"An autoresponder asking people to fill out a webform should not be accepted as a valid solution"

Autoresponders/webforms should actually be encouraged, because a stand alone email address means that all a spammer/attacker has to do to is flood that email account with bogus data and the valid reports will either get lost amongst the genuine ones, or the inbox will become full. A CAPTCHA can increase the reliability of reports.

A ticket/web-form solution also removes the possibility of what i spoke about before, where administrators install spam filters on their email system and don't exclude the abuse email box from the spam filter, resulting in spam complaints being rejected.
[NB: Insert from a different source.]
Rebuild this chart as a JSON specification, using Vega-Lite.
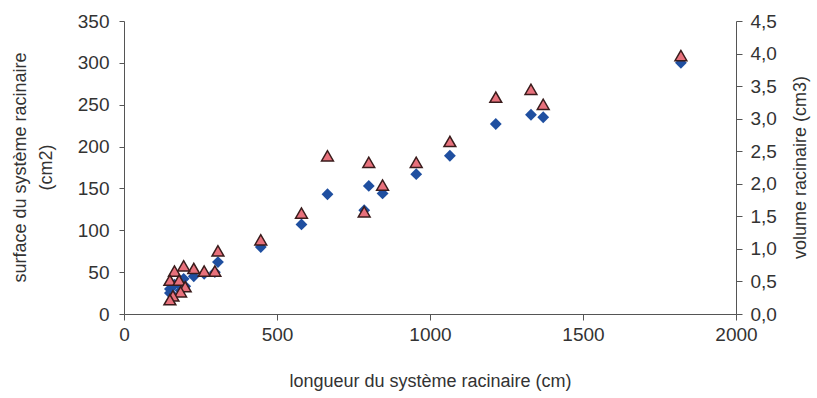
{
  "$schema": "https://vega.github.io/schema/vega-lite/v6.json",
  "autosize": {"type": "none"},
  "width": 612,
  "height": 293,
  "padding": {"left": 124, "top": 21, "right": 81, "bottom": 84},
  "background": "white",
  "config": {
    "view": {"stroke": null},
    "font": "Liberation Sans",
    "axis": {
      "labelFont": "Liberation Sans",
      "titleFont": "Liberation Sans",
      "labelFontSize": 19,
      "titleFontSize": 18,
      "titleFontWeight": "normal",
      "labelColor": "#333333",
      "titleColor": "#333333",
      "domainColor": "#555555",
      "tickColor": "#555555",
      "grid": false
    }
  },
  "data": {
    "values": [
      {"longueur": 1820, "surface": 300, "volume": 3.97},
      {"longueur": 1370, "surface": 235, "volume": 3.22},
      {"longueur": 1330, "surface": 238, "volume": 3.45},
      {"longueur": 1215, "surface": 227, "volume": 3.33},
      {"longueur": 1065, "surface": 189, "volume": 2.65},
      {"longueur": 955, "surface": 167, "volume": 2.33},
      {"longueur": 845, "surface": 144, "volume": 1.98},
      {"longueur": 800, "surface": 153, "volume": 2.33},
      {"longueur": 785, "surface": 124, "volume": 1.57},
      {"longueur": 665, "surface": 143, "volume": 2.43},
      {"longueur": 580, "surface": 107, "volume": 1.55},
      {"longueur": 447, "surface": 80, "volume": 1.14},
      {"longueur": 307, "surface": 62, "volume": 0.97},
      {"longueur": 297, "surface": 50, "volume": 0.66},
      {"longueur": 262, "surface": 48, "volume": 0.66},
      {"longueur": 228, "surface": 45, "volume": 0.7},
      {"longueur": 195, "surface": 42, "volume": 0.74},
      {"longueur": 165, "surface": 35, "volume": 0.66},
      {"longueur": 150, "surface": 30, "volume": 0.52},
      {"longueur": 180, "surface": 36, "volume": 0.52},
      {"longueur": 200, "surface": 33, "volume": 0.42},
      {"longueur": 185, "surface": 28, "volume": 0.34},
      {"longueur": 160, "surface": 22, "volume": 0.28},
      {"longueur": 150, "surface": 25, "volume": 0.22}
    ]
  },
  "encoding": {
    "x": {
      "field": "longueur",
      "type": "quantitative",
      "scale": {"domain": [0, 2000], "nice": false, "zero": true},
      "axis": {
        "title": "longueur du système racinaire (cm)",
        "values": [0, 500, 1000, 1500, 2000],
        "format": "d",
        "labelFlush": false,
        "tickSize": 6,
        "labelPadding": 5,
        "titlePadding": 28
      }
    }
  },
  "layer": [
    {
      "mark": {"type": "point", "shape": "diamond", "filled": true, "size": 140, "color": "#1f4fa0", "opacity": 1},
      "encoding": {
        "y": {
          "field": "surface",
          "type": "quantitative",
          "scale": {"domain": [0, 350], "nice": false},
          "axis": {
            "orient": "left",
            "title": ["surface du système racinaire", "(cm2)"],
            "titleX": -104,
            "titleY": 146,
            "titleAngle": -90,
            "titleAlign": "center",
            "titleBaseline": "middle",
            "titleLineHeight": 26,
            "values": [0, 50, 100, 150, 200, 250, 300, 350],
            "labelFlush": false,
            "tickSize": 5,
            "labelPadding": 10
          }
        }
      }
    },
    {
      "mark": {"type": "point", "shape": "triangle-up", "filled": true, "size": 140, "fill": "#e8717c", "stroke": "#3a1c1c", "strokeWidth": 1.5, "opacity": 1},
      "encoding": {
        "y": {
          "field": "volume",
          "type": "quantitative",
          "scale": {"domain": [0, 4.5], "nice": false},
          "axis": {
            "orient": "right",
            "title": "volume racinaire (cm3)",
            "titleX": 64,
            "titleY": 146,
            "titleAngle": -90,
            "titleAlign": "center",
            "titleBaseline": "middle",
            "values": [0, 0.5, 1, 1.5, 2, 2.5, 3, 3.5, 4, 4.5],
            "labelExpr": "replace(format(datum.value, '.1f'), '.', ',')",
            "labelFlush": false,
            "tickSize": 6,
            "labelPadding": 8
          }
        }
      }
    }
  ],
  "resolve": {"scale": {"y": "independent"}}
}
-------- Original Message --------
Subject: Re: [anti-abuse-wg] [policy-announce] 2017-02 Review Phase
(Regular abuse-c Validation)
From: Thomas Hungenberg <th@cert-bund.de>
Date: Tue, January 23, 2018 10:51 pm
To: anti-abuse-wg@ripe.net

On 22.01.2018 14:19, Gert Doering wrote:
> I do see the need for a working abuse contact, and I do see the need of
> sanctions in case a policy is violated, but "deregister all resources,
> because your mail server was broken when we tested" is too extreme
> (exaggeration for emphasis).

I fully agree a resource should not be withdrawn just because the
abuse-mailbox is (temporarily) invalid or the holder once misses
to complete the verification process in time - if he otherwise takes
care of malicious activity emerging from his resources.

However, I think RIPE-563 (and related policies) should state that
resource holders have to provide a valid abuse-mailbox which is
monitored on a regular basis and have to take care of complaints
regarding malicious activity reported to this mailbox.
An autoresponder asking people to fill out a webform should not be
accepted as a valid solution as this does not work for CERTs and
other security teams reporting hundreds of abuse cases per day to
the responsible resource owners (in an automated fashion).

Also, irrespective of how the abuse-c verification process will be
implemented, IMHO there is a need for a defined process on how resources
can be withdrawn (as a last resort) if the holder is constantly ignoring
abuse complaints or even wittingly accepts malicious activity emerging
from his resources (e.g. bullet proof hosting).